[SUPPLIED MATERIAL]

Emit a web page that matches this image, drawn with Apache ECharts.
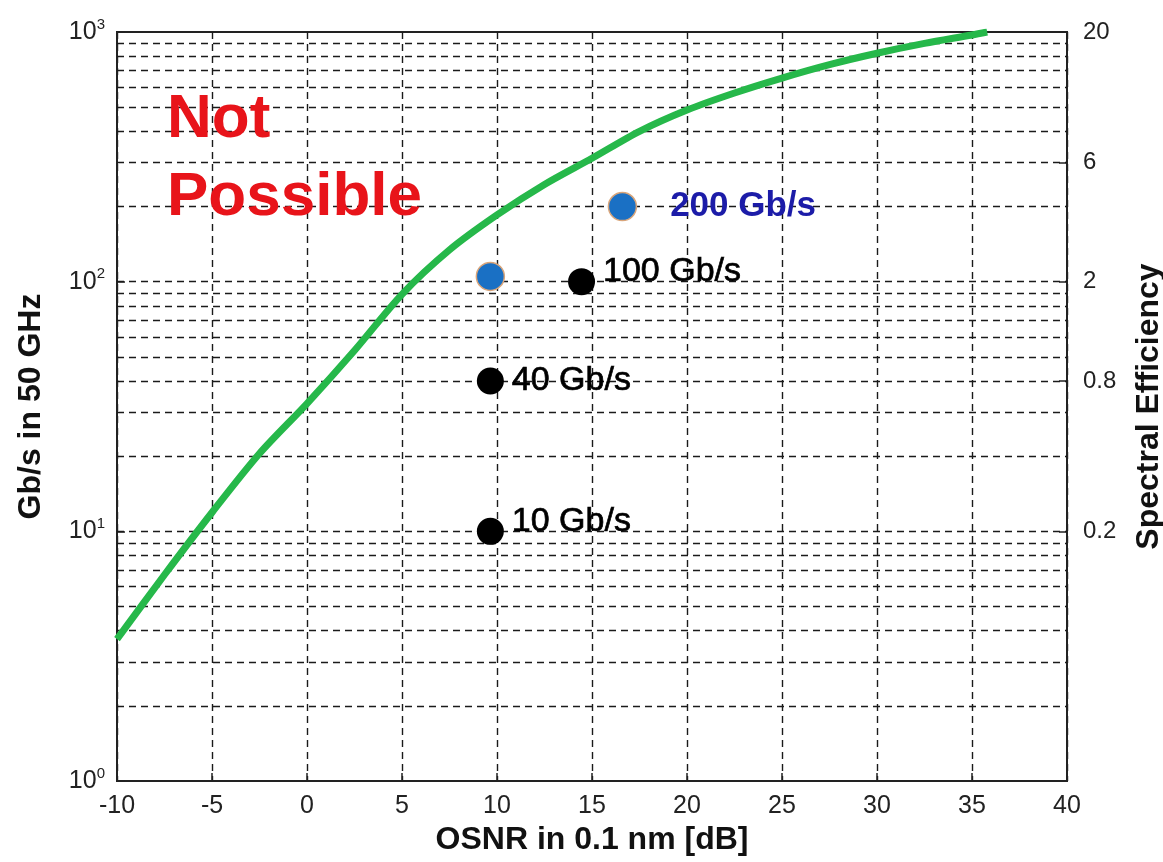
<!DOCTYPE html>
<html>
<head>
<meta charset="utf-8">
<script src="https://cdn.jsdelivr.net/npm/echarts@6/dist/echarts.min.js"></script>
<style>
html,body{margin:0;padding:0;background:#fff;}
#c{width:1163px;height:862px;}
</style>
</head>
<body>
<div id="c"></div>
<script>
// ---- data ----
const curveOsnr = [-10, -7.5, -5, -2.5, 0, 2.5, 5, 7.5, 10, 12.5, 15, 17.5, 20, 22.5, 25, 27.5, 30, 32.5, 35, 35.8];
const curveGbps = [3.7, 6.7, 11.9, 20.5, 32.5, 53, 89, 134, 185, 245, 312, 400, 487, 570, 654, 740, 822, 900, 973, 1000];

const blackOsnr = [14.45, 9.65, 9.65];
const blackGbps = [100, 40, 10];
const blackLabels = ['100 Gb/s', '40 Gb/s', '10 Gb/s'];

const blueOsnr = [9.65, 16.6];
const blueGbps = [105, 200];
const blueLabels = ['', '200 Gb/s'];

const xTicks = [-10, -5, 0, 5, 10, 15, 20, 25, 30, 35, 40];
const leftTicks = [1, 10, 100, 1000];
const rightTickGbps = [10, 40, 100, 300, 1000];
const rightTickLabels = ['0.2', '0.8', '2', '6', '20'];

// ---- build ----
const minorGrid = [];
[1, 10, 100].forEach(k => { for (let m = 1; m <= 9; m++) { if (!(m === 1 && k === 1)) minorGrid.push(m * k); } });

const font = 'Liberation Sans, Arial, sans-serif';
const gridDash = { type: [7, 5], color: '#1a1a1a', width: 1.4 };

const chart = echarts.init(document.getElementById('c'), null, { renderer: 'canvas' });
chart.setOption({
  animation: false,
  backgroundColor: '#fff',
  grid: { left: 117, right: 96, top: 32, bottom: 81, show: true, borderColor: '#222', borderWidth: 2,
    backgroundColor: 'transparent', containLabel: false, outerBoundsMode: 'none' },
  graphic: [{
    type: 'text', left: 167, top: 81, z: 10,
    style: { text: 'Not\nPossible', font: 'bold 62px ' + font, fill: '#e8141a', lineHeight: 78 }
  }],
  xAxis: {
    type: 'value', min: -10, max: 40, interval: 5,
    axisLine: { show: true, onZero: false, lineStyle: { color: '#222', width: 2 } },
    axisTick: { show: true, inside: true, length: 8, lineStyle: { color: '#222', width: 1.5 } },
    axisLabel: { fontFamily: font, fontSize: 25, color: '#222', margin: 13,
      formatter: v => xTicks.indexOf(v) >= 0 ? String(v) : '' },
    splitLine: { show: true, lineStyle: gridDash },
    name: 'OSNR in 0.1 nm [dB]', nameLocation: 'middle', nameGap: 40,
    nameTextStyle: { fontFamily: font, fontSize: 32, fontWeight: 'bold', color: '#111' }
  },
  yAxis: [{
    type: 'log', logBase: 10, min: 1, max: 1000,
    axisLine: { show: true, onZero: false, lineStyle: { color: '#222', width: 2 } },
    axisTick: { show: true, inside: true, length: 8, lineStyle: { color: '#222', width: 1.5 } },
    axisLabel: {
      margin: 12,
      formatter: v => leftTicks.indexOf(v) >= 0 ? '{b|10}{s|' + Math.round(Math.log10(v)) + '}' : '',
      rich: {
        b: { fontFamily: font, fontSize: 25, color: '#222' },
        s: { fontFamily: font, fontSize: 15, color: '#222', padding: [0, 0, 15, 0] }
      }
    },
    splitLine: { show: false },
    name: 'Gb/s in 50 GHz', nameLocation: 'middle', nameGap: 70,
    nameTextStyle: { fontFamily: font, fontSize: 32, fontWeight: 'bold', color: '#111' }
  }, {
    type: 'value', min: 0, max: 3, position: 'right',
    axisLine: { show: true, onZero: false, lineStyle: { color: '#222', width: 2 } },
    axisTick: { show: true, inside: true, length: 8, customValues: rightTickGbps.map(v => Math.log10(v)), lineStyle: { color: '#222', width: 1.5 } },
    axisLabel: {
      fontFamily: font, fontSize: 24, color: '#222', margin: 16,
      customValues: rightTickGbps.map(v => Math.log10(v)),
      formatter: v => {
        let best = 0, bd = 1e9;
        rightTickGbps.forEach((g, i) => { const d = Math.abs(Math.log10(g) - v); if (d < bd) { bd = d; best = i; } });
        return rightTickLabels[best];
      }
    },
    splitLine: { show: false },
    name: 'Spectral Efficiency', nameLocation: 'middle', nameGap: 66,
    nameTextStyle: { fontFamily: font, fontSize: 32, fontWeight: 'bold', color: '#111' }
  }],
  series: [{
    type: 'line', name: 'limit', yAxisIndex: 0,
    data: curveOsnr.map((x, i) => [x, curveGbps[i]]),
    smooth: 0.3, showSymbol: false, symbol: 'none',
    lineStyle: { color: '#26b84a', width: 7 }, z: 5,
    markLine: {
      silent: true, symbol: 'none', label: { show: false },
      lineStyle: gridDash, z: 1,
      data: minorGrid.map(v => ({ yAxis: v }))
    }
  }, {
    type: 'scatter', name: 'black', yAxisIndex: 0,
    data: blackOsnr.map((x, i) => [x, blackGbps[i]]),
    symbolSize: 27, itemStyle: { color: '#000', opacity: 1 }, z: 6,
    label: {
      show: true, position: 'right', distance: 8,
      formatter: p => blackLabels[p.dataIndex],
      fontFamily: font, fontSize: 34, color: '#000',
      textBorderColor: '#000', textBorderWidth: 0.7
    },
    labelLayout: p => ({ dy: [-10, 0, -10][p.dataIndex] })
  }, {
    type: 'scatter', name: 'blue', yAxisIndex: 0,
    data: blueOsnr.map((x, i) => [x, blueGbps[i]]),
    symbolSize: 28, itemStyle: { color: '#1a70c4', opacity: 1, borderColor: '#d9a57a', borderWidth: 1.5 }, z: 6,
    label: {
      show: true, position: 'right', distance: 33,
      formatter: p => blueLabels[p.dataIndex],
      fontFamily: font, fontSize: 35, fontWeight: 'bold', color: '#1c1ca8'
    }
  }]
});
</script>
</body>
</html>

[INSTRUCTIONS FOR THE TASK]
Starting with the first line of the data above and ending with the line containing "color: '#1a1a1a', width: 1.4", please restate every line exactly, leaving images out.

[WRITTEN RESPONSE]
Emit a web page that matches this image, drawn with Apache ECharts.
<!DOCTYPE html>
<html>
<head>
<meta charset="utf-8">
<script src="https://cdn.jsdelivr.net/npm/echarts@6/dist/echarts.min.js"></script>
<style>
html,body{margin:0;padding:0;background:#fff;}
#c{width:1163px;height:862px;}
</style>
</head>
<body>
<div id="c"></div>
<script>
// ---- data ----
const curveOsnr = [-10, -7.5, -5, -2.5, 0, 2.5, 5, 7.5, 10, 12.5, 15, 17.5, 20, 22.5, 25, 27.5, 30, 32.5, 35, 35.8];
const curveGbps = [3.7, 6.7, 11.9, 20.5, 32.5, 53, 89, 134, 185, 245, 312, 400, 487, 570, 654, 740, 822, 900, 973, 1000];

const blackOsnr = [14.45, 9.65, 9.65];
const blackGbps = [100, 40, 10];
const blackLabels = ['100 Gb/s', '40 Gb/s', '10 Gb/s'];

const blueOsnr = [9.65, 16.6];
const blueGbps = [105, 200];
const blueLabels = ['', '200 Gb/s'];

const xTicks = [-10, -5, 0, 5, 10, 15, 20, 25, 30, 35, 40];
const leftTicks = [1, 10, 100, 1000];
const rightTickGbps = [10, 40, 100, 300, 1000];
const rightTickLabels = ['0.2', '0.8', '2', '6', '20'];

// ---- build ----
const minorGrid = [];
[1, 10, 100].forEach(k => { for (let m = 1; m <= 9; m++) { if (!(m === 1 && k === 1)) minorGrid.push(m * k); } });

const font = 'Liberation Sans, Arial, sans-serif';
const gridDash = { type: [7, 5], color: '#1a1a1a', width: 1.4 };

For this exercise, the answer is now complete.